Notable Claims and Contributions
The paper asserts several critical innovations:
- A persistent 3D feature representation that effectively incorporates 3D scene information for high-quality image synthesis.
- An effective occlusion reasoning mechanism based on learned soft visibility weights, enhancing both result quality and generalization to novel viewpoints.
- The enforcement of perspective and multi-view geometry in a structured and interpretable manner during training, without relying on 3D supervision.
Implications and Future Directions
The implications of DeepVoxels extend to both practical and theoretical domains in AI. Practically, the ability to synthesize coherent novel views has the potential to significantly benefit applications in virtual reality, augmented reality, and other spatial computing domains. Theoretically, DeepVoxels offers a pathway for further exploration into integrating 3D geometric understanding within neural architectures, possibly inspiring new frameworks that balance 3D reasoning with computational efficiency.

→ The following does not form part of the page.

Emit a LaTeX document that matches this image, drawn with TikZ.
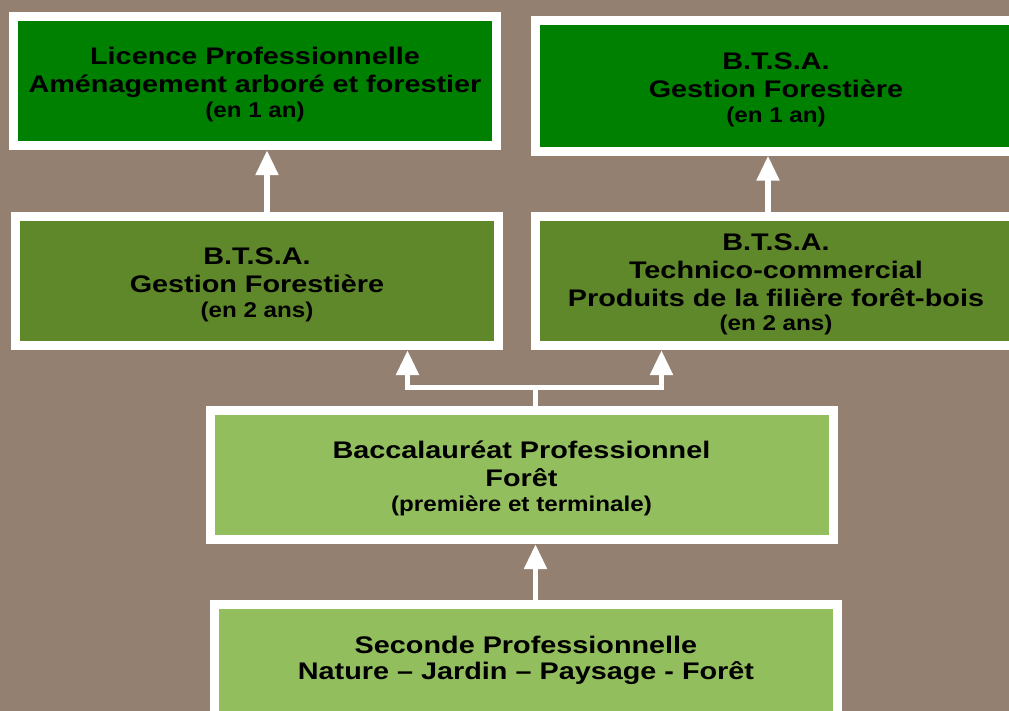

There remains room for future advancements, particularly in addressing the memory inefficiency of the dense voxel grids and enhancing generalization capabilities. Progress in sparse neural networks could offer solutions to these challenges. Moreover, extending the approach to handle more complex, non-Lambertian scenes could broaden its applicability.
In conclusion, the DeepVoxels approach presents a significant step forward in generative model capabilities by incorporating persistent 3D feature embeddings, paving the way for future developments in scene representation and novel view synthesis.